Raila downplays succession war in Azimio

Wiper party leader Kalonzo Musyoka, Former Baringo Senator Gideon Moi, former Muranga Governor Mwangi Wa Iria and former Defense CS Eugene Wamalwa. [Joseph Kipsang, Standard]

Azimio La Umoja leader Raila Odinga has played down mounting pressure in the coalition to have him name a successor to take over the Opposition mantle as his focus shifts to his bid for the African Union Commission chairmanship. 

Raila said those who thought his bid for the AUC position would cause him to quit politics had missed the point of urging his supporters not to harbor fears over his continental ambitions.

“Let me respond to some issues and fears which have arisen. I am not going anywhere. I am around,” he said.

For the first time in months, Raila and his lieutenants changed tone and did not criticise President William Ruto’s government as has been the norm. This sends signals that Raila now seeks to maintain the government’s support for his AUC bid which pundits may begin to view as clouding his renown push for reforms.

Speaking during the second day of Homa Bay County’s International Investment Conference, Raila assured supporters of his commitment to push for economic transformation and maintained he would not abandon them.

He expressed optimism that he will win the AUC chairmanship and said he has traversed various countries to seek the support of African leaders. Some of the countries he had visited include Namibia and Uganda.

“I have gone to several African countries and sought their support. They have promised to support me, and I am confident that I will win,” said Raila.

Since Odinga expressed his interest in the AUC chairmanship, political jostling has gathered momentum within the opposition, even as some leaders downplay their growing ambitions to fill Raila’s shoes.

Yesterday, Wiper leader Kalonzo Musyoka, who had accompanied the ODM chief, said the opposition would remain intact, adding that their supporters should not worry about the future. “There is no vacuum in leadership when Raila leaves. I am available, and the Azimio coalition will put the government on the right track on governance,” said Kalonzo.

Of Azimio's top leadership, Narc Kenya leader Martha Karua was missing at a function attended by nearly all prominent Azimio top brass

Kalonzo, however, admitted that Raila’s quest for AU job has now tied his hands, and may not put the Kenya Kwanza administration to task because he needs its support.

“My brother Raila’s candidature for AUC is bipartisan, meaning it is for both Azimio and Kenya Kwanza coalitions. I, therefore, tell him to leave us with the responsibility of telling the government where it is going wrong,” said the Wiper leader.

Raila challenged the government to consider transferring some key government entities to counties to strengthen devolution. He argued that transferring the Kenya Rural Roads Authority (KRRA) and Kenya Urban Roads Authority (KURA) is integral in spurring growth in counties.

Governors Paul Otuoma (Busia), Simba Arati (Kisii), and former Kitui Governor Charity Ngilu called on Odinga to give direction on who will succeed him.

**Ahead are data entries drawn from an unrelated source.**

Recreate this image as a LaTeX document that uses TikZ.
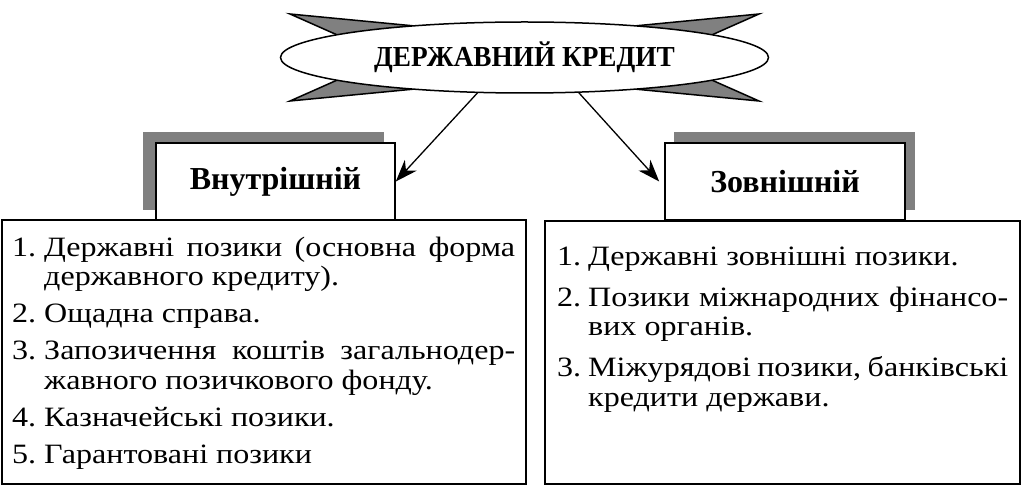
\documentclass[tikz,border=0pt]{standalone}
\usepackage{fontspec}
\setmainfont{Liberation Serif}
\newfontfamily\titlefont{Liberation Serif}[FakeStretch=0.94]
\newfontfamily\bodyfont{Liberation Serif}[FakeStretch=1.145]
\usetikzlibrary{arrows.meta,shapes.geometric}
\definecolor{shadowgray}{RGB}{128,128,128}
\newcommand\litem[3]{\par\hangindent=#3\hangafter=1\noindent\makebox[#3][l]{#1}#2\par}
\begin{document}
\begin{tikzpicture}[x=1pt,y=-1pt,
  wing/.style={fill=shadowgray, draw=black, line width=1.5pt, line join=miter},
  shadowbox/.style={fill=shadowgray, draw=none},
  labelbox/.style={draw=black, fill=white, line width=1.6pt, inner sep=0pt,
    font=\bfseries\fontsize{32}{34}\selectfont},
  listbox/.style={draw=black, line width=1.6pt, inner sep=0pt},
  listtext/.style={anchor=base west, inner sep=0pt, font=\bodyfont\fontsize{28}{29.5}\selectfont},
  arr/.style={line width=1.3pt, -{Stealth[length=22pt,width=16pt,inset=7pt]}},
]
\useasboundingbox (0,0) rectangle (1024,486);
% wings of the star
\draw[wing] (290,14) -- (440,28.4) -- (345,38.4) -- cycle;
\draw[wing] (759,14) -- (609,28.4) -- (704,38.4) -- cycle;
\draw[wing] (290,101) -- (440,86.6) -- (345,76.6) -- cycle;
\draw[wing] (759,101) -- (609,86.6) -- (704,76.6) -- cycle;
\node[ellipse, draw=black, fill=white, line width=1.5pt, minimum width=488pt,
  minimum height=71pt, inner sep=0pt, font=\titlefont\bfseries\fontsize{29}{32}\selectfont]
  (title) at (524.5,57.5) {ДЕРЖАВНИЙ КРЕДИТ};
% shadows
\fill[shadowbox] (143,132) rectangle (384,210);
\fill[shadowbox] (674,132) rectangle (915,210);
% list boxes
\node[listbox, minimum width=524pt, minimum height=264pt] (llist) at (264,352) {};
\node[listbox, minimum width=475pt, minimum height=263pt] (rlist) at (782.5,352.5) {};
% label boxes
\node[labelbox, minimum width=239pt, minimum height=77pt] (lbox) at (275.5,181.5) {Внутрішній};
\node[labelbox, minimum width=240pt, minimum height=77pt] (rbox) at (785,181.5) {Зовнішній};
% arrows
\draw[arr] (title.217.4) -- (lbox.east);
\draw[arr] (title.-33.6) -- ([xshift=-5pt]rbox.west);
% texts
\node[listtext] (ltext) at (12,256) {\begin{minipage}[t]{503pt}\parskip=7.5pt
\litem{1.}{\makebox[471pt][s]{Державні позики (основна форма}\\державного кредиту).}{32pt}
\litem{2.}{Ощадна справа.}{32pt}
\litem{3.}{\makebox[471pt][s]{Запозичення коштів загальнодер-}\\жавного позичкового фонду.}{32pt}
\litem{4.}{Казначейські позики.}{32pt}
\litem{5.}{Гарантовані позики}{32pt}
\end{minipage}};
\node[listtext] (rtext) at (557,265) {\begin{minipage}[t]{451pt}\parskip=11.5pt
\litem{1.}{Державні зовнішні позики.}{31pt}
\litem{2.}{\makebox[420pt][s]{Позики міжнародних фінансо-}\\вих органів.}{31pt}
\litem{3.}{\makebox[420pt][s]{Міжурядові позики, банківські}\\кредити держави.}{31pt}
\end{minipage}};
\end{tikzpicture}
\end{document}
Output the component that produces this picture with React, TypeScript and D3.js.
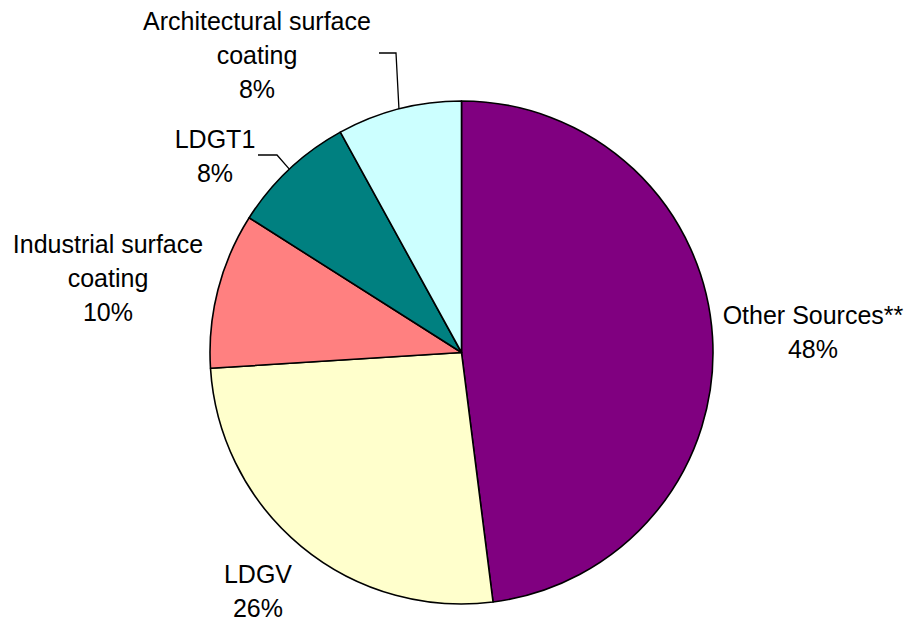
import React from "react";
import * as d3 from "d3";

const categories = ["Other Sources**", "LDGV", "Industrial surface coating", "LDGT1", "Architectural surface coating"];
const values = [48, 26, 10, 8, 8];
const colors = ["#800080", "#FFFFCC", "#FF8080", "#008080", "#CCFFFF"];
const labelLines = [
  ["Other Sources**", "48%"],
  ["LDGV", "26%"],
  ["Industrial surface", "coating", "10%"],
  ["LDGT1", "8%"],
  ["Architectural surface", "coating", "8%"],
];
// label anchor (center x, first baseline y)
const labelPos: [number, number][] = [
  [813, 324],
  [258, 583],
  [108, 253],
  [215, 148],
  [257, 30],
];

export default function App() {
  const W = 910, H = 621;
  const cx = 461.5, cy = 352.5, r = 251.5;
  const pie = d3.pie<number>().sort(null).value((d) => d);
  const arcs = pie(values);
  const arc = d3.arc<d3.PieArcDatum<number>>().innerRadius(0).outerRadius(r);
  const lineH = 34;

  const outer = (a: number): [number, number] => [cx + r * Math.sin(a), cy - r * Math.cos(a)];
  const ldgt1 = arcs[3];
  const arch = arcs[4];
  const pL = outer((ldgt1.startAngle + ldgt1.endAngle) / 2);
  const pA = outer((arch.startAngle + arch.endAngle) / 2);

  return (
    <svg width={W} height={H} style={{ position: "absolute", left: 0, top: 0 }}>
      <rect width={W} height={H} fill="#fff" />
      <g transform={`translate(${cx},${cy})`}>
        {arcs.map((a, i) => (
          <path key={i} d={arc(a) || ""} fill={colors[i]} stroke="#000" strokeWidth={1.6} strokeLinejoin="round" />
        ))}
      </g>
      <polyline points={`258,155 277,155 ${pL[0]},${pL[1]}`} fill="none" stroke="#000" strokeWidth={1.3} />
      <polyline points={`379,53 396,53 ${pA[0]},${pA[1]}`} fill="none" stroke="#000" strokeWidth={1.3} />
      {labelLines.map((lines, i) => (
        <text key={categories[i]} x={labelPos[i][0]} y={labelPos[i][1]} textAnchor="middle"
          fontFamily="Liberation Sans, Arial, sans-serif" fontSize={25} fill="#000">
          {lines.map((l, j) => (
            <tspan key={j} x={labelPos[i][0]} y={labelPos[i][1] + j * lineH}>{l}</tspan>
          ))}
        </text>
      ))}
    </svg>
  );
}
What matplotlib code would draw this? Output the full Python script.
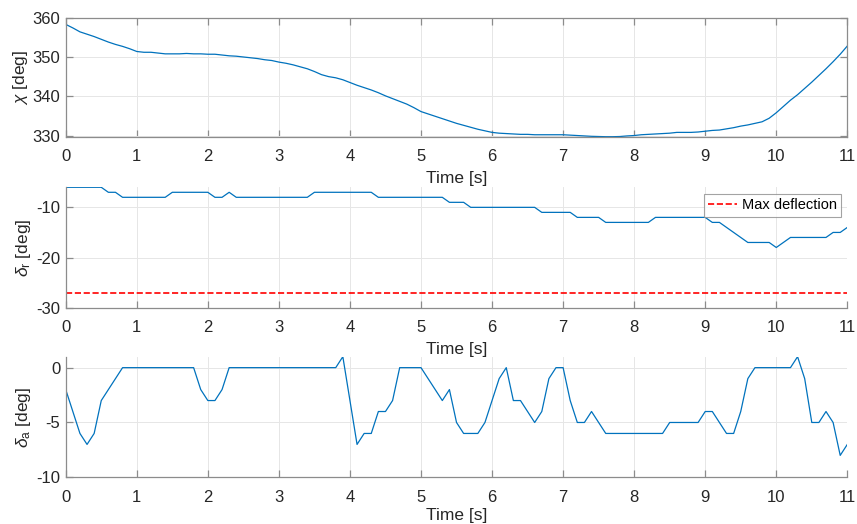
import numpy as np
import matplotlib
matplotlib.use("Agg")
import matplotlib.pyplot as plt

plt.rcParams['font.family'] = ['Liberation Sans', 'DejaVu Sans']
plt.rcParams['mathtext.fontset'] = 'custom'
plt.rcParams['mathtext.rm'] = 'Liberation Sans'
plt.rcParams['mathtext.it'] = 'Liberation Sans:italic'
plt.rcParams['axes.unicode_minus'] = False

# time samples (0.1 s step, 0 .. 11 s)
time = np.round(np.arange(111) * 0.1, 1)

# course angle chi [deg]
chi = [358.3, 357.4, 356.4, 355.8, 355.2, 354.5, 353.8, 353.2, 352.7, 352.1,
       351.4, 351.2, 351.2, 351.0, 350.8, 350.8, 350.8, 350.9, 350.8, 350.8,
       350.7, 350.7, 350.5, 350.3, 350.2, 350.0, 349.8, 349.6, 349.3, 349.1,
       348.7, 348.4, 348.0, 347.5, 347.0, 346.3, 345.5, 345.0, 344.7, 344.2,
       343.5, 342.8, 342.2, 341.6, 340.9, 340.1, 339.4, 338.7, 338.0, 337.1,
       336.1, 335.5, 334.9, 334.3, 333.7, 333.1, 332.6, 332.1, 331.6, 331.2,
       330.8, 330.6, 330.5, 330.4, 330.3, 330.3, 330.2, 330.2, 330.2, 330.2,
       330.2, 330.1, 330.0, 329.9, 329.8, 329.75, 329.7, 329.7, 329.75, 329.9,
       330.0, 330.2, 330.3, 330.4, 330.5, 330.6, 330.8, 330.8, 330.8, 330.9,
       331.1, 331.3, 331.4, 331.7, 332.0, 332.4, 332.7, 333.1, 333.5, 334.4,
       335.8, 337.4, 339.0, 340.4, 342.0, 343.6, 345.3, 347.0, 348.8, 350.7,
       352.8]

# rudder deflection [deg]
delta_r = ([-6] * 6 + [-7] * 2 + [-8] * 7 + [-7] * 6 + [-8] * 2 + [-7] + [-8] * 11
           + [-7] * 9 + [-8] * 10 + [-9] * 3 + [-10] * 10 + [-11] * 5 + [-12] * 4
           + [-13] * 7 + [-12] * 8 + [-13] * 2 + [-14, -15, -16] + [-17] * 4
           + [-18, -17] + [-16] * 6 + [-15] * 2 + [-14])

# aileron deflection [deg]
delta_a = ([-2, -4, -6, -7, -6, -3, -2, -1] + [0] * 11 + [-2, -3, -3, -2] + [0] * 16
           + [1, -3, -7, -6, -6, -4, -4, -3] + [0] * 4 + [-1, -2, -3, -2, -5, -6, -6, -6]
           + [-5, -3, -1, 0, -3, -3, -4, -5, -4, -1, 0, 0, -3, -5, -5, -4, -5]
           + [-6] * 9 + [-5] * 5 + [-4, -4, -5, -6, -6, -4, -1] + [0] * 6
           + [1, -1, -5, -5, -4, -5, -8, -7])

max_defl = -27

blue = '#0072BD'
spine_c = '#8c8c8c'
txt_c = '#262626'

fig = plt.figure(figsize=(8.57, 5.24), dpi=100)
boxes = [(0.0767, 0.7391, 0.912, 0.2271),
         (0.0767, 0.4128, 0.912, 0.2298),
         (0.0767, 0.0891, 0.912, 0.2302)]
axs = [fig.add_axes(b) for b in boxes]


def style(ax, box_on, lpad=5):
    ax.set_xlim(0, 11)
    ax.set_xticks(range(12))
    ax.grid(True, color='#e6e6e6', linewidth=0.7)
    ax.set_axisbelow(True)
    for s in ax.spines.values():
        s.set_color(spine_c)
        s.set_linewidth(0.9)
    if not box_on:
        ax.spines['top'].set_visible(False)
        ax.spines['right'].set_visible(False)
    ax.tick_params(direction='in', length=5, width=0.9, color=spine_c,
                   labelsize=12, labelcolor=txt_c,
                   top=box_on, right=box_on)
    ax.tick_params(axis='x', pad=9)
    ax.tick_params(axis='y', pad=4)
    ax.set_xlabel('Time [s]', fontsize=12.5, color=txt_c, labelpad=lpad)


ax = axs[0]
ax.plot(time, chi, color=blue, linewidth=0.9)
style(ax, True)
ax.set_ylim(min(chi), 360)
ax.set_yticks([330, 340, 350, 360])
ax.set_ylabel(r'$\chi$ [deg]', fontsize=12.5, color=txt_c, labelpad=2)

ax = axs[1]
ax.plot(time, delta_r, color=blue, linewidth=0.9)
ax.axhline(max_defl, color='#ff0000', linestyle='--', linewidth=1.2, label='Max deflection')
style(ax, False)
ax.set_ylim(-30, -6)
ax.set_yticks([-30, -20, -10])
ax.set_ylabel(r'$\delta_{\rm r}$ [deg]', fontsize=12.5, color=txt_c, labelpad=2)
leg = ax.legend(loc='upper right', fontsize=10.5, frameon=True, fancybox=False,
                borderpad=0.3, borderaxespad=0, handlelength=2.0, handletextpad=0.3,
                bbox_to_anchor=(0.992, 0.944))
leg.get_frame().set_edgecolor(spine_c)
leg.get_frame().set_linewidth(0.8)

ax = axs[2]
ax.plot(time, delta_a, color=blue, linewidth=0.9)
style(ax, False, lpad=2)
ax.set_ylim(-10, 1)
ax.set_yticks([-10, -5, 0])
ax.set_ylabel(r'$\delta_{\rm a}$ [deg]', fontsize=12.5, color=txt_c, labelpad=2)

fig.savefig('out.png', dpi=100)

Otuoma acknowledged that Raila had groomed many politicians now mature politically both in the ODM party and Azimio coalition.

“Baba (Raila), you have held our hands, and we acknowledge your leadership, and we support your AUC bid. I hope you are going to tell us who is going to be our next leader to secure the leadership of this country,” Otuoma said.

Arati said Odinga’s move to the AUC should not leave any political vacuum in the Azimio coalition and ODM party.

“There is a time the eagle flies away and leaves the eaglets to practice how to fly. As Baba goes to AUC, we as his eaglets, will practice how to fly and show others how to fly. There shouldn’t be any political vacuum,” Arati said.

Ngilu said it is prudent for Raila to tell them about his successor to enable them start planning for the future leadership.

She argued that the early plans would enable them organise themselves well and put strategies for forming the next government.

“My question to Baba is, what are you planning for us? Please plan for us to enable us to move forward on acquiring the leadership of this country,” Ngilu said.

But when Raila went to the podium, he said he would not quit Kenyan politics and instead rallied leaders to support devolution and initiatives to transform the economy.

He challenged the national government to allow investors to deal directly with the county governments to enhance the implementation of development projects in the devolved units.

He argued that some national government officials were dissuading investors from direct engagements with county governments.

“I urge the national government officials to portray county governments as competent entities for investment. National government officials should not create any barrier between investors and counties,” he said.

Raila challenged counties to consider laws that are friendly to investments, adding that the removal of trade barriers and excessive taxes will help counties prosper.

Homa Bay Governor Gladys Wanga and her Siaya counterpart James Orengo said Raila will still play Kenyan politics if he becomes the next AUC chairman.

“The distance between Addis Ababa and Kenya is short. Raila will still be around, and there is nothing that can bar him from Kenyan politics as usual,” Wanga said.